Information shown =>
━━━━━━━━━━━━━━━━━━━━
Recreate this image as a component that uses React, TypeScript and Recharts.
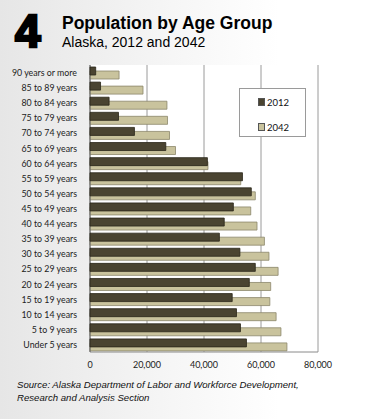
━━━━━━━━━━━━━━━━━━━━
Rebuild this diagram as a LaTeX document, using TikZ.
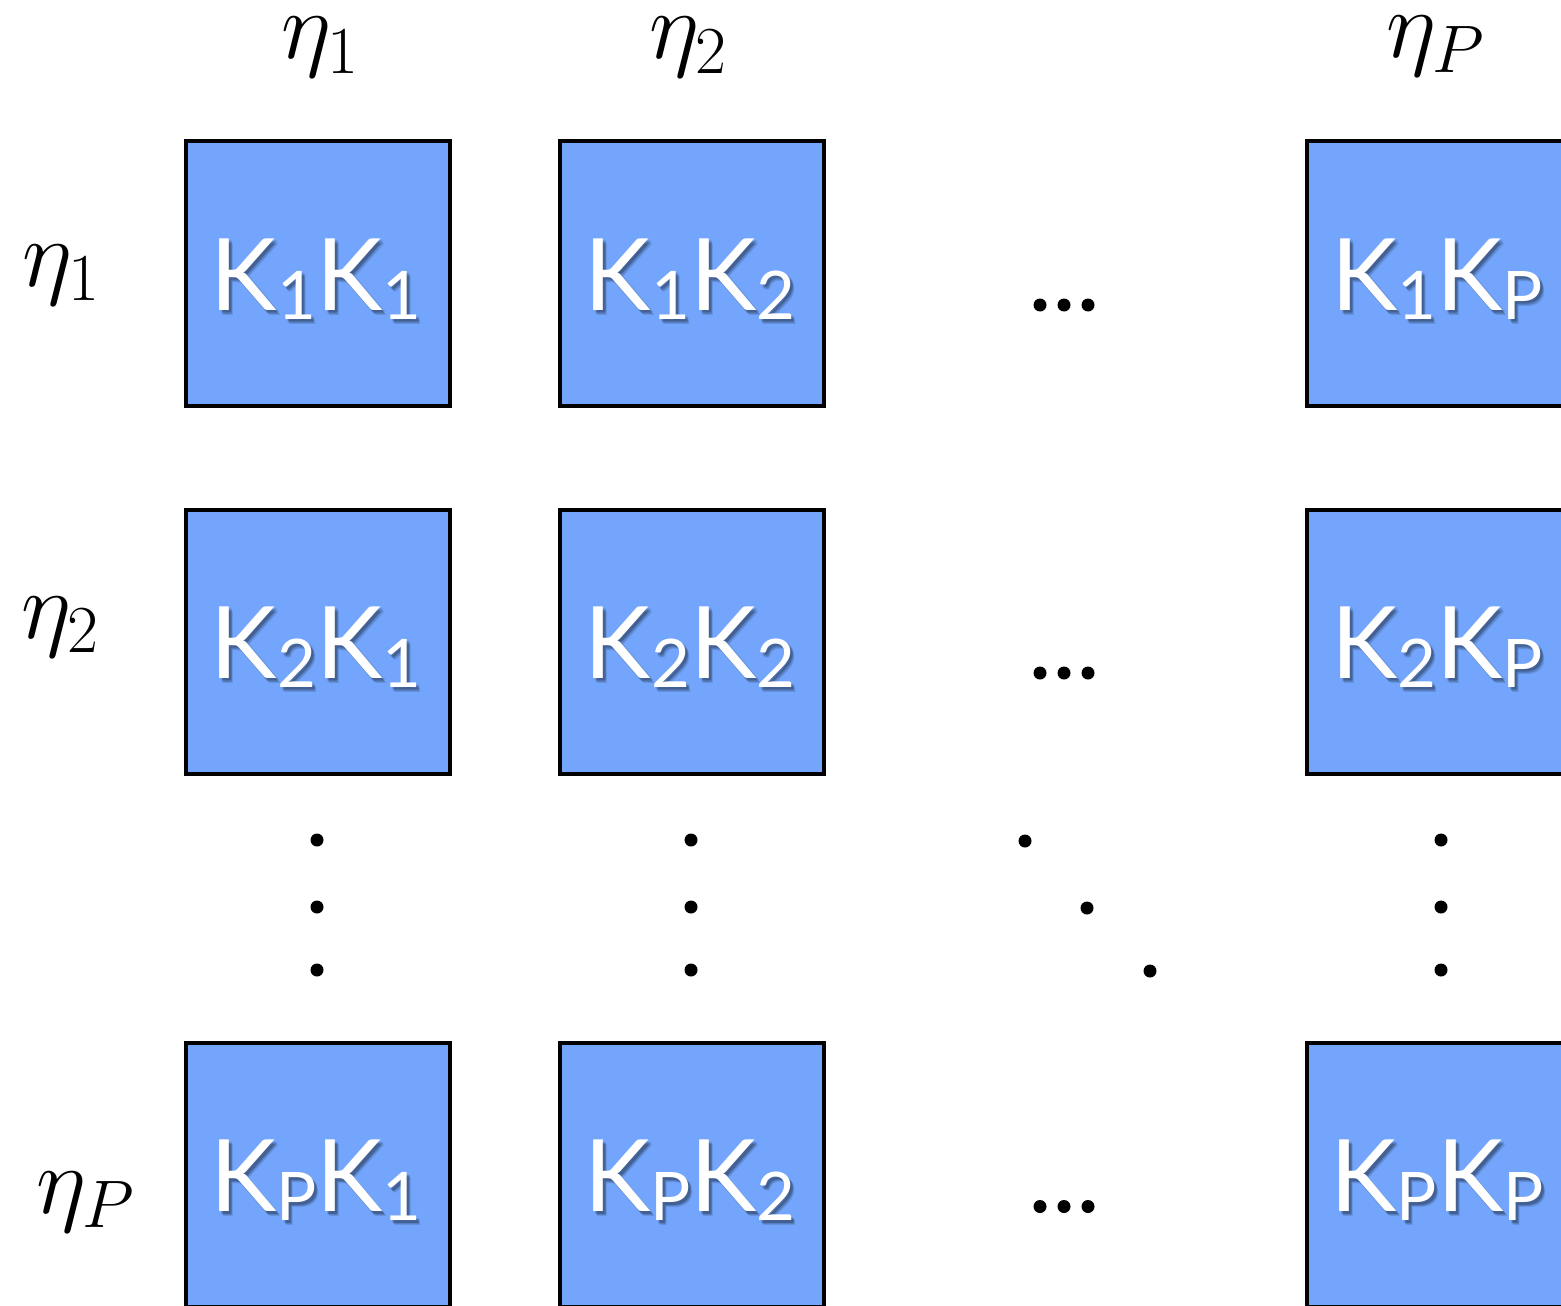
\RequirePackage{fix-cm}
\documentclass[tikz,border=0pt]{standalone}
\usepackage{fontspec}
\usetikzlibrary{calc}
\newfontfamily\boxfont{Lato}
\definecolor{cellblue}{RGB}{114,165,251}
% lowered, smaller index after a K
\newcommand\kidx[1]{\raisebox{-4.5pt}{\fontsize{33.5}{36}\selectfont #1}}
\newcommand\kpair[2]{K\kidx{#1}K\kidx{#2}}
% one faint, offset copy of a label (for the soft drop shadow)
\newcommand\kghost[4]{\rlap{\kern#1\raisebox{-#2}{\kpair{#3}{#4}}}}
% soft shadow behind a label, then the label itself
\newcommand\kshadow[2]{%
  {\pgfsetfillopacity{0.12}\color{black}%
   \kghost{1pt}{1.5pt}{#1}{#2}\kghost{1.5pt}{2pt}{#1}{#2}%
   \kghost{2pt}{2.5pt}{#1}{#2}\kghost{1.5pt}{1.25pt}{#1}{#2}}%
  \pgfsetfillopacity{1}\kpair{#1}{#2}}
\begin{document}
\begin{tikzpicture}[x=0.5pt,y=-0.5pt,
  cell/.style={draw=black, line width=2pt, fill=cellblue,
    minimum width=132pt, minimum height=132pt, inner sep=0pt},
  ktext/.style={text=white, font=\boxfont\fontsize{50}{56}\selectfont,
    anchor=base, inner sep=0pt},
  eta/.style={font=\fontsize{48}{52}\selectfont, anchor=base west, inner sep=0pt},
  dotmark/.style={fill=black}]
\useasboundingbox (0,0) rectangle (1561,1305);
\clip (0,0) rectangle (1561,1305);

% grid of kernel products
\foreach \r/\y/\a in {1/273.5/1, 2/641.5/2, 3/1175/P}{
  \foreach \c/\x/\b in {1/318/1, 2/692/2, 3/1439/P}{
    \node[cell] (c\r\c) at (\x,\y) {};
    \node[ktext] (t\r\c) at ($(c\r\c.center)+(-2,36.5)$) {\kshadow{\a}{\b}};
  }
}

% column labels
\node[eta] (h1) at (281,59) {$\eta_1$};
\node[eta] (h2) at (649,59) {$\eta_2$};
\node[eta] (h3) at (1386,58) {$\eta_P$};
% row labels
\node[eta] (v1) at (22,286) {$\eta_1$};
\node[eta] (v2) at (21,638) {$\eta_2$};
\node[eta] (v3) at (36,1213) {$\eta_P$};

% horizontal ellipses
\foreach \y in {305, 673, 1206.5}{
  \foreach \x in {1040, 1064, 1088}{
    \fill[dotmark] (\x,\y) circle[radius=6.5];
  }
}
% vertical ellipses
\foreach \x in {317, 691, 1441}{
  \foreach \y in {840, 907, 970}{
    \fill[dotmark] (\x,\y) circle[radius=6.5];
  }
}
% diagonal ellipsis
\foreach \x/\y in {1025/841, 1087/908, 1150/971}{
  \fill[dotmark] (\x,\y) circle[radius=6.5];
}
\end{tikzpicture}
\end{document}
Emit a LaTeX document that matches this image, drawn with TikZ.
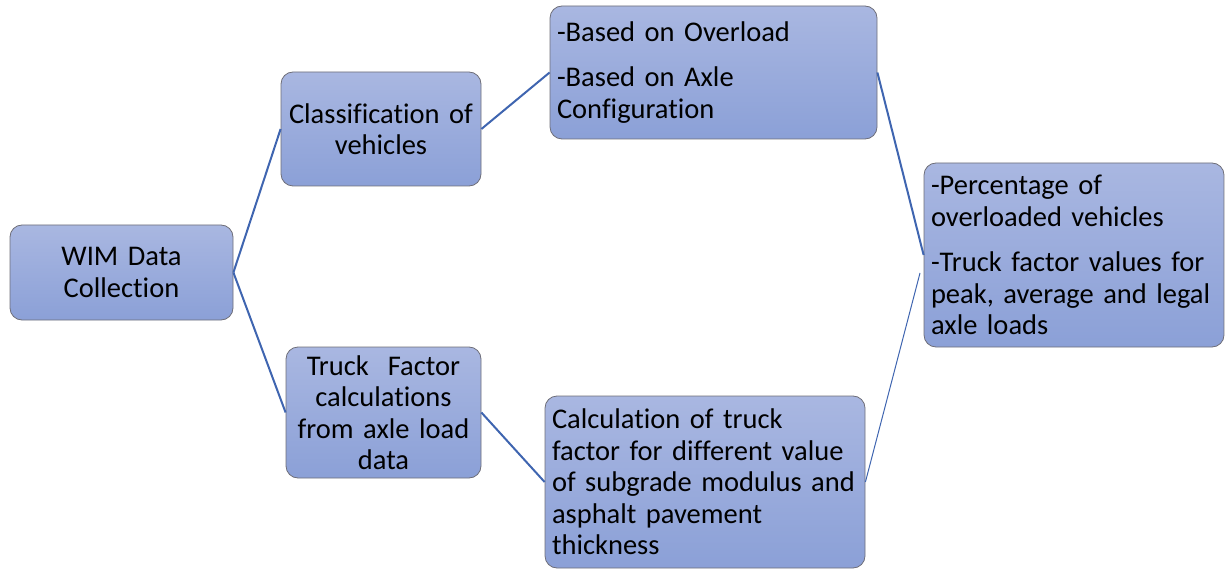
━━━━━━━━━━━━━━━━━━━━
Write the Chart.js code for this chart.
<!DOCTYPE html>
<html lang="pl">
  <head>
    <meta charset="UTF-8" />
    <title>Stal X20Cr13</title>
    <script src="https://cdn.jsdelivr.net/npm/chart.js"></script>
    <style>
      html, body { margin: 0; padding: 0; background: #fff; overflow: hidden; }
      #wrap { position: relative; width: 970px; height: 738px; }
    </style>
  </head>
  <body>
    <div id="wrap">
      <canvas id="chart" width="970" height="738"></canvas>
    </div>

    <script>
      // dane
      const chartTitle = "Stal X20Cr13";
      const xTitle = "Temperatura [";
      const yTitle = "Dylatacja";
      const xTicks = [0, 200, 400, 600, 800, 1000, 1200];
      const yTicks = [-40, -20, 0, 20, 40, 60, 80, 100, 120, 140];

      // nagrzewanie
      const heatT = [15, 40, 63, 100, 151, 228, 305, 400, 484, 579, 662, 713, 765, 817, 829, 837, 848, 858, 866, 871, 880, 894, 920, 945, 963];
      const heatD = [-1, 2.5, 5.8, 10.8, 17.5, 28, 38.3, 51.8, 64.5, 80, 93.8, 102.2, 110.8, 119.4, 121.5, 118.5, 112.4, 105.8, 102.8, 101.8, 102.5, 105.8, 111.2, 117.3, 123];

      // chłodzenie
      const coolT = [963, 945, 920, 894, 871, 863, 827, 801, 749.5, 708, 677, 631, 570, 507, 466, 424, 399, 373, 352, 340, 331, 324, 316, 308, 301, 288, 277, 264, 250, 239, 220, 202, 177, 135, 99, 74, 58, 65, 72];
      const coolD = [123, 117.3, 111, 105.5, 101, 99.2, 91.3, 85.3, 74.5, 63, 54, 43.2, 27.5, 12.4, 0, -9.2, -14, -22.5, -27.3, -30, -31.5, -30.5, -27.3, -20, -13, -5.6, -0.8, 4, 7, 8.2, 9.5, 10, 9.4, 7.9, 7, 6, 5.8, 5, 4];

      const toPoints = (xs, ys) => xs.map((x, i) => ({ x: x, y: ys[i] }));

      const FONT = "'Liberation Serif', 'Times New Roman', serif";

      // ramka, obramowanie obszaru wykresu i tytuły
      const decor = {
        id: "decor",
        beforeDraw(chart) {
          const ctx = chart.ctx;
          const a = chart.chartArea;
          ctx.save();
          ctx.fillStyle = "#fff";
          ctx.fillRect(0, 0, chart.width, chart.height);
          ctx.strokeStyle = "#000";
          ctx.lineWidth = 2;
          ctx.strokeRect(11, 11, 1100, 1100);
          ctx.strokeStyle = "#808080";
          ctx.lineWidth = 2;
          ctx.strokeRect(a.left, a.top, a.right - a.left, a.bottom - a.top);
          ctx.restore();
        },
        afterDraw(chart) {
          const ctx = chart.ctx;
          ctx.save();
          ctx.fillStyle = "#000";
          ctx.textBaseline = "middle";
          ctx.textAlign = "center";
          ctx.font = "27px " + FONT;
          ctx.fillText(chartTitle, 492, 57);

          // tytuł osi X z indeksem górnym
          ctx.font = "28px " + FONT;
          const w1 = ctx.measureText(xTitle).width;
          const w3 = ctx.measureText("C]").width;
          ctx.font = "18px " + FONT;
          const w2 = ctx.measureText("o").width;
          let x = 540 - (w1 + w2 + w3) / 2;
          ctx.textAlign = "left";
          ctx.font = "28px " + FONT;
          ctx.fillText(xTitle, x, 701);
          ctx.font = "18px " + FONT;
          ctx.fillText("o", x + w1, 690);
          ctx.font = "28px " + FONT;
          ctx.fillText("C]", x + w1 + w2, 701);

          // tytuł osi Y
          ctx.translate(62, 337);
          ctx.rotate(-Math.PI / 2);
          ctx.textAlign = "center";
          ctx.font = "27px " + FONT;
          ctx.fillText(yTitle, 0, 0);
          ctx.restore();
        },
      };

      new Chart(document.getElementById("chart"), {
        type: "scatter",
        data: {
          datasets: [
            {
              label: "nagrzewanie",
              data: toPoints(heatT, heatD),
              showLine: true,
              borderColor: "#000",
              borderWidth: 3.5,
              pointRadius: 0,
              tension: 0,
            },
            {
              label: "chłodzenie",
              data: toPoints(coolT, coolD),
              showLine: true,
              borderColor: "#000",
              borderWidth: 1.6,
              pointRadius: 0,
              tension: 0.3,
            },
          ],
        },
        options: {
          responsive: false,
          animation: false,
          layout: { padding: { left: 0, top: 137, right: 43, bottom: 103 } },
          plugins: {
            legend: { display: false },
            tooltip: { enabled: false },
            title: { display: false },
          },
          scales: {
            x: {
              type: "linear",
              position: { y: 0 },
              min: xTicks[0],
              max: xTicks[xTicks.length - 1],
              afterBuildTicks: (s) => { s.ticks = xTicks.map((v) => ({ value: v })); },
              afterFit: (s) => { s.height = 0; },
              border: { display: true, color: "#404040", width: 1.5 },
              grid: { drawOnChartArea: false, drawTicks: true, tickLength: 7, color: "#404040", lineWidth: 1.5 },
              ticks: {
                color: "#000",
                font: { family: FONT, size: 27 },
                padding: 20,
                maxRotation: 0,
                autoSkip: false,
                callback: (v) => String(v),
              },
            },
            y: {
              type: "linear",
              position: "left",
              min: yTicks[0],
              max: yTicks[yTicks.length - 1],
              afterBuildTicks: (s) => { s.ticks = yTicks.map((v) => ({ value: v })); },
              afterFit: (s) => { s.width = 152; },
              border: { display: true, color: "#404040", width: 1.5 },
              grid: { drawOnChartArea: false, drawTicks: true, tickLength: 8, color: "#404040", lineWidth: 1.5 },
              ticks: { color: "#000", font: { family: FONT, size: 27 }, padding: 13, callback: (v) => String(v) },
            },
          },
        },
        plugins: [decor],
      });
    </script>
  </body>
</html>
━━━━━━━━━━━━━━━━━━━━
Transcribe, exactly as written, the lines starting at the one with "Rebuild this diagram" and ending at the one with "(v3) at (36,1213)", and nothing more. Pictures are not part of the copy.

Rebuild this diagram as a LaTeX document, using TikZ.
\RequirePackage{fix-cm}
\documentclass[tikz,border=0pt]{standalone}
\usepackage{fontspec}
\usetikzlibrary{calc}
\newfontfamily\boxfont{Lato}
\definecolor{cellblue}{RGB}{114,165,251}
% lowered, smaller index after a K
\newcommand\kidx[1]{\raisebox{-4.5pt}{\fontsize{33.5}{36}\selectfont #1}}
\newcommand\kpair[2]{K\kidx{#1}K\kidx{#2}}
% one faint, offset copy of a label (for the soft drop shadow)
\newcommand\kghost[4]{\rlap{\kern#1\raisebox{-#2}{\kpair{#3}{#4}}}}
% soft shadow behind a label, then the label itself
\newcommand\kshadow[2]{%
  {\pgfsetfillopacity{0.12}\color{black}%
   \kghost{1pt}{1.5pt}{#1}{#2}\kghost{1.5pt}{2pt}{#1}{#2}%
   \kghost{2pt}{2.5pt}{#1}{#2}\kghost{1.5pt}{1.25pt}{#1}{#2}}%
  \pgfsetfillopacity{1}\kpair{#1}{#2}}
\begin{document}
\begin{tikzpicture}[x=0.5pt,y=-0.5pt,
  cell/.style={draw=black, line width=2pt, fill=cellblue,
    minimum width=132pt, minimum height=132pt, inner sep=0pt},
  ktext/.style={text=white, font=\boxfont\fontsize{50}{56}\selectfont,
    anchor=base, inner sep=0pt},
  eta/.style={font=\fontsize{48}{52}\selectfont, anchor=base west, inner sep=0pt},
  dotmark/.style={fill=black}]
\useasboundingbox (0,0) rectangle (1561,1305);
\clip (0,0) rectangle (1561,1305);

% grid of kernel products
\foreach \r/\y/\a in {1/273.5/1, 2/641.5/2, 3/1175/P}{
  \foreach \c/\x/\b in {1/318/1, 2/692/2, 3/1439/P}{
    \node[cell] (c\r\c) at (\x,\y) {};
    \node[ktext] (t\r\c) at ($(c\r\c.center)+(-2,36.5)$) {\kshadow{\a}{\b}};
  }
}

% column labels
\node[eta] (h1) at (281,59) {$\eta_1$};
\node[eta] (h2) at (649,59) {$\eta_2$};
\node[eta] (h3) at (1386,58) {$\eta_P$};
% row labels
\node[eta] (v1) at (22,286) {$\eta_1$};
\node[eta] (v2) at (21,638) {$\eta_2$};
\node[eta] (v3) at (36,1213) {$\eta_P$};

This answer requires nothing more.